Return the material exactly as supplied, apart from the pictures, which are omitted.

§ DATA EXTRACT
= = = = = = =

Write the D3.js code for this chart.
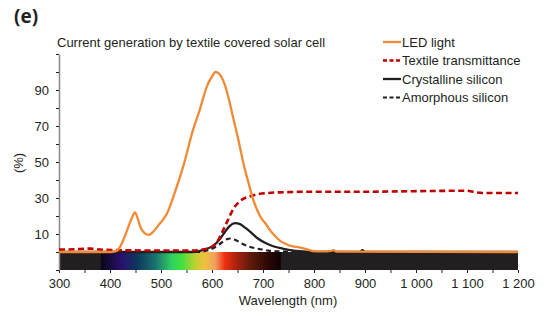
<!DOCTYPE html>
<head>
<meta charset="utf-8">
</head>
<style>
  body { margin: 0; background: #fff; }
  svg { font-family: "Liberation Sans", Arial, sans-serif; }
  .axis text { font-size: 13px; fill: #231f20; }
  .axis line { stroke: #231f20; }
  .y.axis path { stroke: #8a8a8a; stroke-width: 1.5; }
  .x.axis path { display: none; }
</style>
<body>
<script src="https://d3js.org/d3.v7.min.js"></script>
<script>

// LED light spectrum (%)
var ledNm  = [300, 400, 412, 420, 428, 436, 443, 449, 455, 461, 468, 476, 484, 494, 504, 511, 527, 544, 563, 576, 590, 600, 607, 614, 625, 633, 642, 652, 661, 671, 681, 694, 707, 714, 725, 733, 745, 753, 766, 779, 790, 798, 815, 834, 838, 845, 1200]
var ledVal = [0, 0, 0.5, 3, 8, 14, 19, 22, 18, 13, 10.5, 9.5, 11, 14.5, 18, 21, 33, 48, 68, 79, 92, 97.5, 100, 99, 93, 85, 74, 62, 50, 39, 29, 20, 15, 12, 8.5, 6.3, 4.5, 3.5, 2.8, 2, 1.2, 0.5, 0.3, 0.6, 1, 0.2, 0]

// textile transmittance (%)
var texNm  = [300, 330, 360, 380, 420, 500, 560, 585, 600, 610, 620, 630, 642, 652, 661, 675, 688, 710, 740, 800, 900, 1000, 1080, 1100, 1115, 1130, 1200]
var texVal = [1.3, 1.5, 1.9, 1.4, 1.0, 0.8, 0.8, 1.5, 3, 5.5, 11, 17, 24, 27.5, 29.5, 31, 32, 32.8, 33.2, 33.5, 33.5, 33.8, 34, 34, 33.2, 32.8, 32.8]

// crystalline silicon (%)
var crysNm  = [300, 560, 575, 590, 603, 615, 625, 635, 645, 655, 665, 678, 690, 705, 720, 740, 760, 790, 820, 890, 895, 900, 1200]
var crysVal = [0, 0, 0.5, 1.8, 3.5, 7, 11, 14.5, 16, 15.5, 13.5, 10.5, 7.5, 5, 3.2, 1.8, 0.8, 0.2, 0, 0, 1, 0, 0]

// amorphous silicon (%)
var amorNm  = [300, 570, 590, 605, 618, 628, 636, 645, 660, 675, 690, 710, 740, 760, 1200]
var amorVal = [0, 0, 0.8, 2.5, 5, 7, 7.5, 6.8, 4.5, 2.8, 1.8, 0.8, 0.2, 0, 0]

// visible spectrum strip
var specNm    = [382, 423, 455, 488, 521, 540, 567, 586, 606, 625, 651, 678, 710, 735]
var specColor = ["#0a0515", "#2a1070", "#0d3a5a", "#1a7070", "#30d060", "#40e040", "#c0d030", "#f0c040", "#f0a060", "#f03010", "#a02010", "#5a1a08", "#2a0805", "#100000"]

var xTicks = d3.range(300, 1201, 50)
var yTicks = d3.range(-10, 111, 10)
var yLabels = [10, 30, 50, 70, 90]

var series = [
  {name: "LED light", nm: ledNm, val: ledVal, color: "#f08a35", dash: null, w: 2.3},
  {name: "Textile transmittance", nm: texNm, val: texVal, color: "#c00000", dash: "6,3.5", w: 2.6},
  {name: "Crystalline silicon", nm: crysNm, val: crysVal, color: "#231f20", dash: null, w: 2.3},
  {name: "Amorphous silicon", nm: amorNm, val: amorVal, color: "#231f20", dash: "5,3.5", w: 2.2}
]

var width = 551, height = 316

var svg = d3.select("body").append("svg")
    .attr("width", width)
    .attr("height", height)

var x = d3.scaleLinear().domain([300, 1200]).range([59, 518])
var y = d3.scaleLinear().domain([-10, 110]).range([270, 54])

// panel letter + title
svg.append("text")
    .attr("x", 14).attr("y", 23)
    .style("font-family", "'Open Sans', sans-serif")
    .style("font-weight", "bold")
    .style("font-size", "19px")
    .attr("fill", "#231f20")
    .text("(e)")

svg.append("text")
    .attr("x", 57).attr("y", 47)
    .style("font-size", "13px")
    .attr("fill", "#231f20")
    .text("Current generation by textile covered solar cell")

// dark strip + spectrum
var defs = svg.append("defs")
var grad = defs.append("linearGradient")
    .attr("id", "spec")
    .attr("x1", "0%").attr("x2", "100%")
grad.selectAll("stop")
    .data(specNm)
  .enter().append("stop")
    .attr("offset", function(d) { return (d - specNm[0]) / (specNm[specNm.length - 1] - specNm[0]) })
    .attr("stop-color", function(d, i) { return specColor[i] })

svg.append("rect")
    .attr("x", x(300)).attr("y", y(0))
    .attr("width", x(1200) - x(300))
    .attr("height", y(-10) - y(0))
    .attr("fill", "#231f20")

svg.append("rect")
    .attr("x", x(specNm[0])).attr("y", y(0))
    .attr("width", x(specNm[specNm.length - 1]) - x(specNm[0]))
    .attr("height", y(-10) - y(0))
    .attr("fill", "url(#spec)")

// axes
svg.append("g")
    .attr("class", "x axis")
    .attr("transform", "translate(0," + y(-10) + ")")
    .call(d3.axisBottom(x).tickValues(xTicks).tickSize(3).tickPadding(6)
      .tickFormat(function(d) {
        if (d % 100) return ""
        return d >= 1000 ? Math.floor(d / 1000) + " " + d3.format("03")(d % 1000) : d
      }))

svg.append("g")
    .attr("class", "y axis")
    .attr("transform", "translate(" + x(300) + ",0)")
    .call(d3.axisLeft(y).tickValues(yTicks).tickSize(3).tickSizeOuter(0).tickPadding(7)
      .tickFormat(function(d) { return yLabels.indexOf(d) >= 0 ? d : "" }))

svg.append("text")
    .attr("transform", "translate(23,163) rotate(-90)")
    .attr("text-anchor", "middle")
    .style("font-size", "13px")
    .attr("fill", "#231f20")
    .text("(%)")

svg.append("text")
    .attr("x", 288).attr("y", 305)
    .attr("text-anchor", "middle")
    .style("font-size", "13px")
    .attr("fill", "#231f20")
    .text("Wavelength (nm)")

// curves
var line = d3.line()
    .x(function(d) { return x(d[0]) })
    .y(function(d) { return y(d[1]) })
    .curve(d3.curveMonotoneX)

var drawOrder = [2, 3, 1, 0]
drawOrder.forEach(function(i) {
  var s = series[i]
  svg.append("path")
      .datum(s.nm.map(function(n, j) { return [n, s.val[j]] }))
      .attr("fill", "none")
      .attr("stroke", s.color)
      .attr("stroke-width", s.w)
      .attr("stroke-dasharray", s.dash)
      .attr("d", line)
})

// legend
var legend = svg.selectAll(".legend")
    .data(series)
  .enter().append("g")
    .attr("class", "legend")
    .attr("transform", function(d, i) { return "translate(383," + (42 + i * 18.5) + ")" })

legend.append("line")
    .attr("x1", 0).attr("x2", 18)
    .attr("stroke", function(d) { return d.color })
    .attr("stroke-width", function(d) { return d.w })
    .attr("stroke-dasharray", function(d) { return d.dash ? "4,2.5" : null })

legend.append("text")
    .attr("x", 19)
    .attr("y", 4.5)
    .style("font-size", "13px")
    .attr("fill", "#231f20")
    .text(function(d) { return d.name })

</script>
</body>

= = = = = = =

§ OUTPUT BELOW
Write the D3.js code for this chart.
<!DOCTYPE html>
<head>
<meta charset="utf-8">
</head>
<style>
  body { margin: 0; background: #fff; }
  svg { font-family: "Liberation Sans", Arial, sans-serif; }
  .axis text { font-size: 13px; fill: #231f20; }
  .axis line { stroke: #231f20; }
  .y.axis path { stroke: #8a8a8a; stroke-width: 1.5; }
  .x.axis path { display: none; }
</style>
<body>
<script src="https://d3js.org/d3.v7.min.js"></script>
<script>

// LED light spectrum (%)
var ledNm  = [300, 400, 412, 420, 428, 436, 443, 449, 455, 461, 468, 476, 484, 494, 504, 511, 527, 544, 563, 576, 590, 600, 607, 614, 625, 633, 642, 652, 661, 671, 681, 694, 707, 714, 725, 733, 745, 753, 766, 779, 790, 798, 815, 834, 838, 845, 1200]
var ledVal = [0, 0, 0.5, 3, 8, 14, 19, 22, 18, 13, 10.5, 9.5, 11, 14.5, 18, 21, 33, 48, 68, 79, 92, 97.5, 100, 99, 93, 85, 74, 62, 50, 39, 29, 20, 15, 12, 8.5, 6.3, 4.5, 3.5, 2.8, 2, 1.2, 0.5, 0.3, 0.6, 1, 0.2, 0]

// textile transmittance (%)
var texNm  = [300, 330, 360, 380, 420, 500, 560, 585, 600, 610, 620, 630, 642, 652, 661, 675, 688, 710, 740, 800, 900, 1000, 1080, 1100, 1115, 1130, 1200]
var texVal = [1.3, 1.5, 1.9, 1.4, 1.0, 0.8, 0.8, 1.5, 3, 5.5, 11, 17, 24, 27.5, 29.5, 31, 32, 32.8, 33.2, 33.5, 33.5, 33.8, 34, 34, 33.2, 32.8, 32.8]

// crystalline silicon (%)
var crysNm  = [300, 560, 575, 590, 603, 615, 625, 635, 645, 655, 665, 678, 690, 705, 720, 740, 760, 790, 820, 890, 895, 900, 1200]
var crysVal = [0, 0, 0.5, 1.8, 3.5, 7, 11, 14.5, 16, 15.5, 13.5, 10.5, 7.5, 5, 3.2, 1.8, 0.8, 0.2, 0, 0, 1, 0, 0]

// amorphous silicon (%)
var amorNm  = [300, 570, 590, 605, 618, 628, 636, 645, 660, 675, 690, 710, 740, 760, 1200]
var amorVal = [0, 0, 0.8, 2.5, 5, 7, 7.5, 6.8, 4.5, 2.8, 1.8, 0.8, 0.2, 0, 0]

// visible spectrum strip
var specNm    = [382, 423, 455, 488, 521, 540, 567, 586, 606, 625, 651, 678, 710, 735]
var specColor = ["#0a0515", "#2a1070", "#0d3a5a", "#1a7070", "#30d060", "#40e040", "#c0d030", "#f0c040", "#f0a060", "#f03010", "#a02010", "#5a1a08", "#2a0805", "#100000"]

var xTicks = d3.range(300, 1201, 50)
var yTicks = d3.range(-10, 111, 10)
var yLabels = [10, 30, 50, 70, 90]

var series = [
  {name: "LED light", nm: ledNm, val: ledVal, color: "#f08a35", dash: null, w: 2.3},
  {name: "Textile transmittance", nm: texNm, val: texVal, color: "#c00000", dash: "6,3.5", w: 2.6},
  {name: "Crystalline silicon", nm: crysNm, val: crysVal, color: "#231f20", dash: null, w: 2.3},
  {name: "Amorphous silicon", nm: amorNm, val: amorVal, color: "#231f20", dash: "5,3.5", w: 2.2}
]

var width = 551, height = 316

var svg = d3.select("body").append("svg")
    .attr("width", width)
    .attr("height", height)

var x = d3.scaleLinear().domain([300, 1200]).range([59, 518])
var y = d3.scaleLinear().domain([-10, 110]).range([270, 54])

// panel letter + title
svg.append("text")
    .attr("x", 14).attr("y", 23)
    .style("font-family", "'Open Sans', sans-serif")
    .style("font-weight", "bold")
    .style("font-size", "19px")
    .attr("fill", "#231f20")
    .text("(e)")

svg.append("text")
    .attr("x", 57).attr("y", 47)
    .style("font-size", "13px")
    .attr("fill", "#231f20")
    .text("Current generation by textile covered solar cell")

// dark strip + spectrum
var defs = svg.append("defs")
var grad = defs.append("linearGradient")
    .attr("id", "spec")
    .attr("x1", "0%").attr("x2", "100%")
grad.selectAll("stop")
    .data(specNm)
  .enter().append("stop")
    .attr("offset", function(d) { return (d - specNm[0]) / (specNm[specNm.length - 1] - specNm[0]) })
    .attr("stop-color", function(d, i) { return specColor[i] })

svg.append("rect")
    .attr("x", x(300)).attr("y", y(0))
    .attr("width", x(1200) - x(300))
    .attr("height", y(-10) - y(0))
    .attr("fill", "#231f20")

svg.append("rect")
    .attr("x", x(specNm[0])).attr("y", y(0))
    .attr("width", x(specNm[specNm.length - 1]) - x(specNm[0]))
    .attr("height", y(-10) - y(0))
    .attr("fill", "url(#spec)")

// axes
svg.append("g")
    .attr("class", "x axis")
    .attr("transform", "translate(0," + y(-10) + ")")
    .call(d3.axisBottom(x).tickValues(xTicks).tickSize(3).tickPadding(6)
      .tickFormat(function(d) {
        if (d % 100) return ""
        return d >= 1000 ? Math.floor(d / 1000) + " " + d3.format("03")(d % 1000) : d
      }))

svg.append("g")
    .attr("class", "y axis")
    .attr("transform", "translate(" + x(300) + ",0)")
    .call(d3.axisLeft(y).tickValues(yTicks).tickSize(3).tickSizeOuter(0).tickPadding(7)
      .tickFormat(function(d) { return yLabels.indexOf(d) >= 0 ? d : "" }))

svg.append("text")
    .attr("transform", "translate(23,163) rotate(-90)")
    .attr("text-anchor", "middle")
    .style("font-size", "13px")
    .attr("fill", "#231f20")
    .text("(%)")

svg.append("text")
    .attr("x", 288).attr("y", 305)
    .attr("text-anchor", "middle")
    .style("font-size", "13px")
    .attr("fill", "#231f20")
    .text("Wavelength (nm)")

// curves
var line = d3.line()
    .x(function(d) { return x(d[0]) })
    .y(function(d) { return y(d[1]) })
    .curve(d3.curveMonotoneX)

var drawOrder = [2, 3, 1, 0]
drawOrder.forEach(function(i) {
  var s = series[i]
  svg.append("path")
      .datum(s.nm.map(function(n, j) { return [n, s.val[j]] }))
      .attr("fill", "none")
      .attr("stroke", s.color)
      .attr("stroke-width", s.w)
      .attr("stroke-dasharray", s.dash)
      .attr("d", line)
})

// legend
var legend = svg.selectAll(".legend")
    .data(series)
  .enter().append("g")
    .attr("class", "legend")
    .attr("transform", function(d, i) { return "translate(383," + (42 + i * 18.5) + ")" })

legend.append("line")
    .attr("x1", 0).attr("x2", 18)
    .attr("stroke", function(d) { return d.color })
    .attr("stroke-width", function(d) { return d.w })
    .attr("stroke-dasharray", function(d) { return d.dash ? "4,2.5" : null })

legend.append("text")
    .attr("x", 19)
    .attr("y", 4.5)
    .style("font-size", "13px")
    .attr("fill", "#231f20")
    .text(function(d) { return d.name })

</script>
</body>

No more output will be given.